Mr Adams recently claimed that Mr Reynolds brought a new dynamic to negotiations about peace that his predecessor Charlie Haughey never could or would.
He branded him the “best taoisigh to deal with the north” and praised his “directness” in addressing the potential for progress.
“Albert Reynolds was the taoiseach who welcomed John Hume and me into Government Buildings on September 6, 1994,” Mr Adams has said.
“His wife Kathleen and their family also welcomed me into their home and we enjoyed copious cups of tea during the ups and downs of that time.
“His was a relatively short term as taoiseach but Mr Reynolds ended exclusions, formal censorship and brought the Irish government in from the cold.”
But his successes with the peace process and Anglo-Irish relations were not enough to maintain stability in Ireland’s Dail parliament and, following a dispute with Fianna Fail’s then coalition partner Labour, Mr Reynolds resigned as leader of the party and as taoiseach in late 1994.
He later became embroiled in another battle – an infamous court fight against the Sunday Times.
In what was to become a landmark defamation case, the former taoiseach objected to a 1994 article claiming he had misled the Irish parliament.

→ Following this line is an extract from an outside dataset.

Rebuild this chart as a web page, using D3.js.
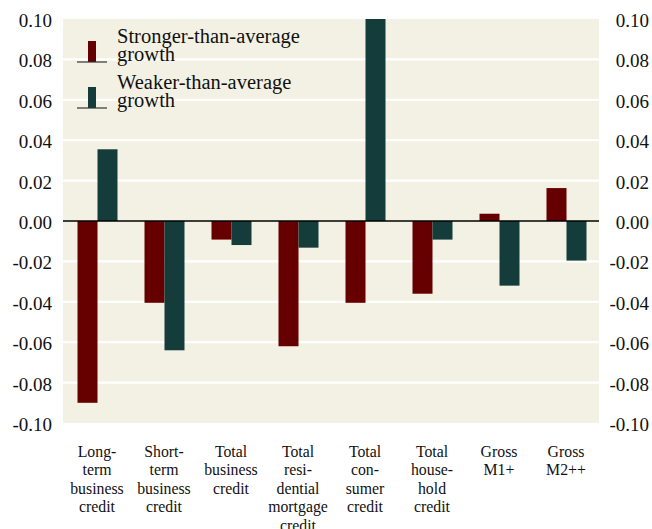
<!DOCTYPE html>
<html><head><meta charset="utf-8">
<script src="https://cdn.jsdelivr.net/npm/d3@7"></script>
<style>html,body{margin:0;padding:0;background:#fff}svg{display:block}
svg text{font-family:'Liberation Serif','Times New Roman',serif;}</style>
</head><body>
<script>
const categories = [
  ["Long-","term","business","credit"],
  ["Short-","term","business","credit"],
  ["Total","business","credit"],
  ["Total","resi-","dential","mortgage","credit"],
  ["Total","con-","sumer","credit"],
  ["Total","house-","hold","credit"],
  ["Gross","M1+"],
  ["Gross","M2++"]
];
const stronger = [-0.090, -0.0405, -0.0092, -0.0620, -0.0405, -0.0360, 0.0036, 0.0163];
const weaker   = [0.0355, -0.0640, -0.0119, -0.0132, 0.1000, -0.0092, -0.0320, -0.0196];
const yTicks = [-0.10,-0.08,-0.06,-0.04,-0.02,0.00,0.02,0.04,0.06,0.08,0.10];
const tickLabels = ["-0.10","-0.08","-0.06","-0.04","-0.02","0.00","0.02","0.04","0.06","0.08","0.10"];
const seriesNames = [["Stronger-than-average","growth"],["Weaker-than-average","growth"]];

(function(){
const W = 652, H = 529;
const mLeft = 63, mRight = 599, mTop = 19, mBottom = 423;
const colors = ["#660000", "#143c3a"];
const bg = "#f3f1e4";
const fontFam = "Liberation Serif";

const svg = d3.select("body").append("svg").attr("width", W).attr("height", H)
  .attr("font-family", fontFam);

const x = d3.scaleBand().domain(d3.range(categories.length)).range([mLeft, mRight]);
const y = d3.scaleLinear().domain([-0.10, 0.10]).range([mBottom, mTop]);

svg.append("rect").attr("x", mLeft).attr("y", mTop).attr("width", mRight-mLeft).attr("height", mBottom-mTop).attr("fill", bg);

svg.append("clipPath").attr("id","clip").append("rect").attr("x", mLeft).attr("y", mTop).attr("width", mRight-mLeft).attr("height", mBottom-mTop);

svg.append("g").selectAll("line").data(yTicks.filter(t => Math.abs(t) > 1e-9 && Math.abs(Math.abs(t)-0.10) > 1e-9))
  .join("line").attr("x1", mLeft).attr("x2", mRight)
  .attr("y1", d => y(d)).attr("y2", d => y(d))
  .attr("stroke", "#ffffff").attr("stroke-width", 2.2);

const barW = 20;
const g = svg.append("g").attr("clip-path","url(#clip)");
[stronger, weaker].forEach((vals, si) => {
  g.append("g").selectAll("rect").data(vals).join("rect")
    .attr("x", (d, i) => x(i) + x.bandwidth()/2 - barW + si*barW + 1)
    .attr("width", barW)
    .attr("y", d => y(Math.max(0, d)))
    .attr("height", d => Math.abs(y(d) - y(0)))
    .attr("fill", colors[si]);
});

svg.append("line").attr("x1", mLeft).attr("x2", mRight).attr("y1", y(0)).attr("y2", y(0))
  .attr("stroke", "#000").attr("stroke-width", 1.5);

const fmt = (d) => tickLabels[yTicks.findIndex(t => Math.abs(t - d) < 1e-9)];
const axL = d3.axisLeft(y).tickValues(yTicks).tickFormat(fmt).tickSize(0).tickPadding(6);
const axR = d3.axisRight(y).tickValues(yTicks).tickFormat(fmt).tickSize(0).tickPadding(0);
const gl = svg.append("g").attr("transform", `translate(${mLeft-5},1.5)`).call(axL);
const gr = svg.append("g").attr("transform", `translate(649,1.5)`).call(axR);
[gl, gr].forEach(a => {
  a.attr("font-family", fontFam).attr("font-size", 19);
  a.select(".domain").remove();
  a.selectAll("text").attr("fill", "#111");
});
gr.selectAll("text").attr("text-anchor", "end").attr("x", 0);

const cl = svg.append("g").attr("font-size", 15.8);
categories.forEach((lines, i) => {
  const cx = x(i) + x.bandwidth()/2 + 0.5;
  const t = cl.append("text").attr("x", cx).attr("y", 457)
    .attr("text-anchor", "middle").attr("fill", "#111");
  lines.forEach((ln, j) => t.append("tspan").attr("x", cx).attr("y", 457 + j*18.4).text(ln));
});

const leg = svg.append("g").attr("font-size", 20.5);
const legY = [62, 108];
legY.forEach((ly, i) => {
  leg.append("rect").attr("x", 88).attr("y", ly - 21).attr("width", 8).attr("height", 21).attr("fill", colors[i]);
  leg.append("line").attr("x1", 77).attr("x2", 107).attr("y1", ly).attr("y2", ly).attr("stroke", "#333").attr("stroke-width", 1.2);
  const t = leg.append("text").attr("fill", "#111");
  seriesNames[i].forEach((ln, j) => t.append("tspan").attr("x", 117).attr("y", ly - 19 + j*17.5).text(ln));
});
})();
</script>
</body></html>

The story in question had the headline “Goodbye Gombeen Man”, which unfairly suggested he was a wheeler dealer.
After a complicated 24-day trial, Mr Reynolds won a symbolic one penny in compensation.
His case set a precedent and is now referred to in British libel law as the “Reynolds defence”.
Media that plead a similar defence argue they can print untrue and defamatory information if they can prove it is in the public interest.
In 1997, Mr Reynolds suffered another political defeat in an internal Fianna Fail election to determine the party’s presidential candidate.
He was beaten by Belfast-born academic Mary McAleese, who went on to win the presidency and served as head of state for two terms.
After 25 years as a TD in the Dail, Mr Reynolds later retired from politics in 2002.
A self-confessed family man, husband to Kathleen and father to seven children, the once busy businessman-turned-politician enjoyed retirement for a number of years.
But his health became poor and in 2008 he was deemed medically unfit to give evidence at the Mahon Tribunal as it investigated years of planning corruption at Dublin City Council.
In December 2013, he was conspicuous by his absence at the 20th anniversary of the signing of the Downing Street Declaration – the agreement that many considered his crowning achievement. His wife, who shunned media and public events during her husband’s glittering career, stood in for him.
That week, his son Philip revealed that Mr Reynolds was in the very last stages of Alzheimer’s disease and in need of 24-hour care.
At the end, he was unable to have conversations with people.
Many have described it as a tragedy that a man so intelligent, eloquent and strong-willed could be affected in such a way.
But his triumphs and achievements will be regarded in history as among some of the nation’s most significant.